Reasoning of judgement:- They are not able to agree with the submissions made by learned AR in view of the fact that even in the appellant’s own factory, if so happened, the entire quantity in a particular lot could get rejected. Rejection of produced quantity on the basis of lack of quality and supervision by the personnel of the appellants in the job-worker’s factory and supervision of manufacturing operation cannot be linked with each other. Learned AR submitted that there is no agreement at all for supply of manpower and the amount is simply recovered by the appellants without even an agreement. He submitted that salaries are paid by the appellant to the personnel supplied and recovered from the job-worker. However, they find force in the submissions made by learned counsel that the deputed personnel continue to be employees of M/s. Britannia Industries Ltd. (the appellant) and the service provided by them are for the benefit of the appellant and not for the benefit of JBM at all. The appellants are actually forcing upon JBM their personnel to supervise their operations and it is not that JBM are requesting for assistance of these personnel. In the case of manpower supply, the receiver makes a request for service and therefore, the service is provided.
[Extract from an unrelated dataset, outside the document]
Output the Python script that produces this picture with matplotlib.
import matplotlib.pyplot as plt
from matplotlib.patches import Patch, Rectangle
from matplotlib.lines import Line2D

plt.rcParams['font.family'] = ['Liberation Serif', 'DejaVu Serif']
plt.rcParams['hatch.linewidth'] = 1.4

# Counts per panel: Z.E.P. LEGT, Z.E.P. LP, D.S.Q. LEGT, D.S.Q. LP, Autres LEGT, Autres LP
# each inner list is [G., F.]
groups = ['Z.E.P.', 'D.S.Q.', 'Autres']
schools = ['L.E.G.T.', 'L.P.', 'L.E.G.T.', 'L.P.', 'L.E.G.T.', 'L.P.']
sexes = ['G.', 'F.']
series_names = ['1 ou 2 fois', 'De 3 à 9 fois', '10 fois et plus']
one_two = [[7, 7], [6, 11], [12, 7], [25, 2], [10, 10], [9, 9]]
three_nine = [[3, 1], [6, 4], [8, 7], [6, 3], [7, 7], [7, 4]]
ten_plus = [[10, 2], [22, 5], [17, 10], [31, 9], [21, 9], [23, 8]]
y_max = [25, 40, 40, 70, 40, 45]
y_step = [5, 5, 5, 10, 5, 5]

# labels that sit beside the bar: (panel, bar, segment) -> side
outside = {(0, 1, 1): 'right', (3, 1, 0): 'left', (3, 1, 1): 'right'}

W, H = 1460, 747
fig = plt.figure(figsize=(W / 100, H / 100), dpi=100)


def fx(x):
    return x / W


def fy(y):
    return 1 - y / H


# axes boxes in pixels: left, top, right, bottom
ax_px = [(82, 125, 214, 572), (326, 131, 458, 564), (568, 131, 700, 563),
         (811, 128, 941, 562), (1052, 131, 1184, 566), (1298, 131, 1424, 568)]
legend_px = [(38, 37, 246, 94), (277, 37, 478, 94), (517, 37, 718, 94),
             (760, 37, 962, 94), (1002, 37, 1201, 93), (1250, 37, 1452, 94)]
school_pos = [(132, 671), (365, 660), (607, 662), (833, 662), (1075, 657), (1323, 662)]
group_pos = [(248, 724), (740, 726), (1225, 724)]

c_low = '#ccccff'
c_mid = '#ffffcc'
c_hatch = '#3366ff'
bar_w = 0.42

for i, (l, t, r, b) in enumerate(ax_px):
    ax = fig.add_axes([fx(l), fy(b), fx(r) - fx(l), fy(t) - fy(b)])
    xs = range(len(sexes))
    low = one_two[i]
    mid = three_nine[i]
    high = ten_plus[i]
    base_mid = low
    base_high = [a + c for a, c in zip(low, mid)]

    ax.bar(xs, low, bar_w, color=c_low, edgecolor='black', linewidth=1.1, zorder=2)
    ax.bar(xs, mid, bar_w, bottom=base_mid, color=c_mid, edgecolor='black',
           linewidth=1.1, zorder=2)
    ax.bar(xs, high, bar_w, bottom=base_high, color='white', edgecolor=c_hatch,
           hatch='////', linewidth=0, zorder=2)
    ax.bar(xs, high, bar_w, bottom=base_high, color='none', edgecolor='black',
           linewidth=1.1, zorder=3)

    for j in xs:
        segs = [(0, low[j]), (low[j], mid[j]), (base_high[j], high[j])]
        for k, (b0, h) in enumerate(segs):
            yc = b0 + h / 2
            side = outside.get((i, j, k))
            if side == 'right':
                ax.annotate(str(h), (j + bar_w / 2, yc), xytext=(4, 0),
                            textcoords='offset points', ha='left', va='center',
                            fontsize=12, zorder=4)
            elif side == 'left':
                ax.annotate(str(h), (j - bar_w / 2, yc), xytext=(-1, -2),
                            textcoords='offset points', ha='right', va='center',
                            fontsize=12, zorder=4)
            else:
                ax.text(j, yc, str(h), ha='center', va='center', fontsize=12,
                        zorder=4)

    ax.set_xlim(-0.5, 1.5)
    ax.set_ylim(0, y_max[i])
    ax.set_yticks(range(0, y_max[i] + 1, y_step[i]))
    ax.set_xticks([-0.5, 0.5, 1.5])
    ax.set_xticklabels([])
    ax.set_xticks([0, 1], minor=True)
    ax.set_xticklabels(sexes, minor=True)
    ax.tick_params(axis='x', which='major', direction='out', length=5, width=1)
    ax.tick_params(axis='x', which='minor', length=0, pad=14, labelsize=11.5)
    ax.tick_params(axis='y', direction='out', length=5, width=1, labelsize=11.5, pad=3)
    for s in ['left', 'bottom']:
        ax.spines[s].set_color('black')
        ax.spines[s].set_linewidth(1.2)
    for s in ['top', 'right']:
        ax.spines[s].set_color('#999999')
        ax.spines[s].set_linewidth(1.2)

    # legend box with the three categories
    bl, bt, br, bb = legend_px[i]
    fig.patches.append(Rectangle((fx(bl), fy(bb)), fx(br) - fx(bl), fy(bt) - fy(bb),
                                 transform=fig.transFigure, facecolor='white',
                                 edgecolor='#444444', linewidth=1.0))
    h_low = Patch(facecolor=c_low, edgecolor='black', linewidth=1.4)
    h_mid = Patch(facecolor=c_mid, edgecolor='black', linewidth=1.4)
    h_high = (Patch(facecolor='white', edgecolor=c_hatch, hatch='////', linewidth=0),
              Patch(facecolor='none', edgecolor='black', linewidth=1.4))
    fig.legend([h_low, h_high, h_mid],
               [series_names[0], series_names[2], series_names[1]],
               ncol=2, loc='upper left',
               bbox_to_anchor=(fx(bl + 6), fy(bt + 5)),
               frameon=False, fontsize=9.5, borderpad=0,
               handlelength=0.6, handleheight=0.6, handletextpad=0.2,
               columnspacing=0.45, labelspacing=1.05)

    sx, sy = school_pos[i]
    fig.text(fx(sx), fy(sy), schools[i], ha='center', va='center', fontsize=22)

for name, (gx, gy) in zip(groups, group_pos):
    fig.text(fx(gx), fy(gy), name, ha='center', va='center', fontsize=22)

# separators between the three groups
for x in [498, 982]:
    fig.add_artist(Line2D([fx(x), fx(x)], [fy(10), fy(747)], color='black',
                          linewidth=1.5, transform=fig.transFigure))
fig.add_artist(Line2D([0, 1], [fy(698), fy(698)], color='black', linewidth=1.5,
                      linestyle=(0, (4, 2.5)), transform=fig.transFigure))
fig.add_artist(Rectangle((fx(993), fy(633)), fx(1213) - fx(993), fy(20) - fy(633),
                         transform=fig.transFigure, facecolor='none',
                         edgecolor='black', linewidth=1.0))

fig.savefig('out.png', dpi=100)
Prima facie, they do not find relationship of ‘manpower supply service’ provider and service receiver between the appellants and JBM. Moreover, they also find the entire demand is time-barred. Therefore, they are not convinced about the correctness of stand taken by the Revenue either on merits or on limitation at this stage. In these circumstances, requirement of pre-deposit of adjudged dues is waived and stay against recovery is granted during pendency of the appeal.
 
Decision:- Application allowed.
 
Comment:- The analogy of the case is that there is no agreement at all for supply of manpower and so no service tax is payable. Salaries are paid by the appellant to the personnel supplied and recovered from the job-worker and deputed personnel continue to be employees of appellant. JBM is not requesting for personnel but this is for benefit of appellant. On the other hand as per the definition of manpower recruitment or supply agency service, any service provided or to be provided to any person, by a manpower recruitment or supply agency in relation to the recruitment or supply of manpower. Hence, there is no relationship of ‘manpower supply service’ provider and service receiver. So a personnel deputed by principal manufacturer to job workers premises is not taxable as Manpower Recruitment or Supply Agency Service.